Considering keys, queries and values are all transformed to same dimension $d$ equal to the input dimension, total learnable parameters: $3d^2$. Note, learnable parameters matrix doesn’t depend on length of input sequence. This makes intuitive sense, as each training example can be of different sequence length (each input sentence can have different number of words/token) and still we can update parameters of the model.

Intuition of attention

The output values are supposed to capture the contextual information from other tokens in the sentence. The softmax weights dictate the importance of each token in the output vector for a given input token. However, the softmax matrix is just a dot product similarity matrix. Why should that be equivalent to contextual information? It is hard to put this down in a small blog post and perhaps needs another blog post of its own. However, to put it succinctly, the magic is happening in the weights matrices $W_Q$, $W_K$ and $W_V$. Each matrix linearly transforms the input vector into another vector space where it’s meaning is transformed from itself to “some contextual aspect”. What the “contextual aspect” is going to be is left upto the network to learn by adapting the weight matrices. It would be interesting to see post the training finishes what these matrices turn out to be and what they actually mean in different learning tasks. Often instead of learning a single large $W_Q$, $W_K$ and $W_V$, we learn multiple such matrices (called attention heads) and contenate the result of each head to form the final output vector.

4. Multi-head Attention

In multi-head attention we transform each key, query and value matrix into $H$ different sub-spaces by using $H$ different weight matrices. For instance now we will have $H$ different weight matrices $W^K_1, W^K_2,\ldots, W^K_H$ for transforming key matrix $K$. We are dropping the notation for matrix size in this section for ease of reading.
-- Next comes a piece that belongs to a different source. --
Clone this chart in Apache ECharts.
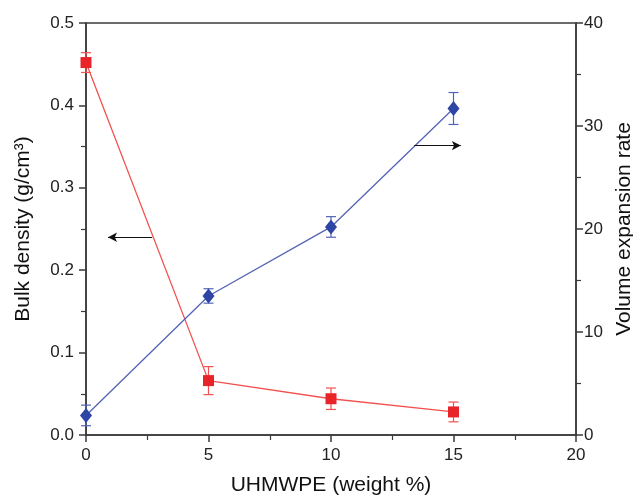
<!DOCTYPE html>
<html>
<head>
<meta charset="utf-8">
<script src="https://cdn.jsdelivr.net/npm/echarts@6/dist/echarts.min.js"></script>
<style>
  html, body { margin: 0; padding: 0; background: #fff; }
  #chart { width: 633px; height: 496px; }
</style>
</head>
<body>
<div id="chart"></div>
<script>
// DATA
const uhmwpe = [0, 5, 10, 15];
const bulkDensity = [0.452, 0.066, 0.044, 0.028];
const bulkDensityErr = [0.012, 0.017, 0.013, 0.012];
const expansionRate = [1.9, 13.5, 20.2, 31.7];
const expansionRateErr = [1.0, 0.7, 1.0, 1.55];

// arrows pointing to each axis: [x from, x to, y]
const densityArrow = [2.7, 0.9, 0.24];
const expansionArrow = [13.4, 15.3, 28.1];

const chartPlaceholder = document.querySelector("#chart");
const chart = echarts.init(chartPlaceholder);

const axisColor = '#3a3a3a';
const redMark = '#e8232a';
const redLine = '#f2524f';
const blueMark = '#2e45a6';
const blueLine = '#5464b4';
const font = 'Liberation Sans, Arial, sans-serif';

function errorBarItem(color) {
    return function (params, api) {
        const x = api.value(0);
        const lo = api.coord([x, api.value(1) - api.value(2)]);
        const hi = api.coord([x, api.value(1) + api.value(2)]);
        const w = 5;
        const style = { stroke: color, lineWidth: 1.2 };
        return {
            type: 'group',
            children: [
                { type: 'line', shape: { x1: lo[0], y1: lo[1], x2: hi[0], y2: hi[1] }, style: style },
                { type: 'line', shape: { x1: lo[0] - w, y1: lo[1], x2: lo[0] + w, y2: lo[1] }, style: style },
                { type: 'line', shape: { x1: hi[0] - w, y1: hi[1], x2: hi[0] + w, y2: hi[1] }, style: style }
            ]
        };
    };
}

const option = {
    backgroundColor: '#fff',
    animation: false,
    grid: {
        left: 86,
        right: 57,
        top: 23,
        bottom: 61,
        outerBoundsMode: 'none',
        containLabel: false,
        show: true,
        borderColor: axisColor,
        borderWidth: 1.5
    },
    xAxis: {
        type: 'value',
        min: 0,
        max: 20,
        interval: 5,
        name: 'UHMWPE (weight %)',
        nameLocation: 'middle',
        nameGap: 40,
        nameTextStyle: { fontFamily: font, fontSize: 21, color: '#111' },
        axisLine: { onZero: false, lineStyle: { color: axisColor, width: 1.5 } },
        axisTick: { length: 7, lineStyle: { color: axisColor, width: 1.5 } },
        minorTick: { show: true, splitNumber: 2, length: 5, lineStyle: { color: axisColor, width: 1.2 } },
        axisLabel: { fontFamily: font, fontSize: 17, color: '#222', margin: 12 },
        splitLine: { show: false }
    },
    yAxis: [
        {
            type: 'value',
            min: 0,
            max: 0.5,
            interval: 0.1,
            name: 'Bulk density (g/cm³)',
            nameLocation: 'middle',
            nameGap: 52,
            nameTextStyle: { fontFamily: font, fontSize: 21, color: '#111' },
            axisLine: { show: true, onZero: false, lineStyle: { color: axisColor, width: 1.5 } },
            axisTick: { show: true, length: 7, lineStyle: { color: axisColor, width: 1.5 } },
            minorTick: { show: true, splitNumber: 2, length: 5, lineStyle: { color: axisColor, width: 1.2 } },
            axisLabel: { fontFamily: font, fontSize: 17, color: '#222', margin: 12, formatter: v => v.toFixed(1) },
            splitLine: { show: false }
        },
        {
            type: 'value',
            min: 0,
            max: 40,
            interval: 10,
            position: 'right',
            name: 'Volume expansion rate',
            nameLocation: 'middle',
            nameGap: 36,
            nameRotate: 90,
            nameTextStyle: { fontFamily: font, fontSize: 21, color: '#111' },
            axisLine: { show: true, onZero: false, lineStyle: { color: axisColor, width: 1.5 } },
            axisTick: { show: true, length: 7, lineStyle: { color: axisColor, width: 1.5 } },
            minorTick: { show: true, splitNumber: 2, length: 5, lineStyle: { color: axisColor, width: 1.2 } },
            axisLabel: { fontFamily: font, fontSize: 17, color: '#222', margin: 8 },
            splitLine: { show: false }
        }
    ],
    series: [
        {
            name: 'Bulk density',
            type: 'line',
            yAxisIndex: 0,
            data: uhmwpe.map((x, i) => [x, bulkDensity[i]]),
            symbol: 'rect',
            symbolSize: 11,
            itemStyle: { color: redMark },
            lineStyle: { color: redLine, width: 1.3 },
            z: 3,
            markLine: {
                silent: true,
                symbol: ['none', 'arrow'],
                symbolSize: [7, 9],
                label: { show: false },
                lineStyle: { color: '#111', width: 1.2, type: 'solid' },
                data: [[
                    { coord: [densityArrow[0], densityArrow[2]] },
                    { coord: [densityArrow[1], densityArrow[2]] }
                ]]
            }
        },
        {
            name: 'Bulk density error',
            type: 'custom',
            yAxisIndex: 0,
            data: uhmwpe.map((x, i) => [x, bulkDensity[i], bulkDensityErr[i]]),
            renderItem: errorBarItem(redLine),
            z: 2
        },
        {
            name: 'Volume expansion rate',
            type: 'line',
            yAxisIndex: 1,
            data: uhmwpe.map((x, i) => [x, expansionRate[i]]),
            symbol: 'diamond',
            symbolSize: [12, 15],
            itemStyle: { color: blueMark },
            lineStyle: { color: blueLine, width: 1.3 },
            z: 3,
            markLine: {
                silent: true,
                symbol: ['none', 'arrow'],
                symbolSize: [7, 9],
                label: { show: false },
                lineStyle: { color: '#111', width: 1.2, type: 'solid' },
                data: [[
                    { coord: [expansionArrow[0], expansionArrow[2]] },
                    { coord: [expansionArrow[1], expansionArrow[2]] }
                ]]
            }
        },
        {
            name: 'Volume expansion rate error',
            type: 'custom',
            yAxisIndex: 1,
            data: uhmwpe.map((x, i) => [x, expansionRate[i], expansionRateErr[i]]),
            renderItem: errorBarItem(blueLine),
            z: 2
        }
    ]
};

chart.setOption(option);
</script>
</body>
</html>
Keys are linearly transformed as
\[\hat{K}_i= KW^K_i\]
Queries are in the same dimension space as keys
\[\hat{Q}_i = QW^Q_i\]
Values are transformed as
\[\hat{V}_i = VW^V_i\]

Each of these “heads” will produce its own attention mechanism and produce output matrix $head_i$ for $i \in [1, H]$

\[head_i = softmax(\frac{\hat{Q}_i\hat{K}_i^T}{\sqrt{d}})\hat{V}_i\]

As each of the heads is of dimension $N_q \times d_v$, they can all be stacked horizontally to produce a concatenated matrix of dimenstion $N_q \times (Hd_v)$.

\[Attention(Q,K,V)_{N_q\times Hd_v} = concat(head_1, \ldots, head_H)\]

Sidenote: What just happened? The idea of concatenating feels wierd and so non-linear. Inutively, this step is just concatenating representations learnt through different mechanisms enforced through the weight matrices. Each of the head is contributing a different “contextual” meaning to the output vector for the query. Say, one head is trying to understand part of speech and another is trying to understand token as some particualr entity. This is just how i think about it. If I find literature around it I will link here.

Did we increase number of parameters by adding more heads?

Assuming query, key and value are transformed to the same dimension $d_h$, total number of parameters in the attention layer are $3Hdd_h$. Typically, we choose $d_h = \frac{d}{H}$. This makes total number of parameters as $3d^2$, same as for transformer without multihead attention. The choice of $d_h = \frac{d}{H}$ is arbitrary, we could have chosen any other dimension as well. Transformers are ofthen stacked one on another i.e. output of one transformer layer goes as input to the next transformer layer, so it is simpler if each component of the stack has same output shape as input shape. However, this doesn’t necessiate that we choose $d_h = \frac{d}{H}$ as in the architecture there is another set of weights $W_O$ multiplied to the output of attention space to transform the concatenated attended vectors to desired output dimension.

\[O_{N_q \times d} = concat(head_1, \ldots, head_H) W^O\]

Did we increase number of multiplications by adding more heads?

Let’s count! Assuming $N_q = N_v = N_k = N$, for each head we will be doing $N \times d \times d_h$. For all heads combined we will have $Nd^2$ multiplications. We can parallelize computation of each of the head. However, as far as parallelization goes, a lot can be parallelized.

Closing Remarks

Further extensions — cross-attention, and masked attention — expand this mechanism to capture richer relationships. We will explore these in future notes.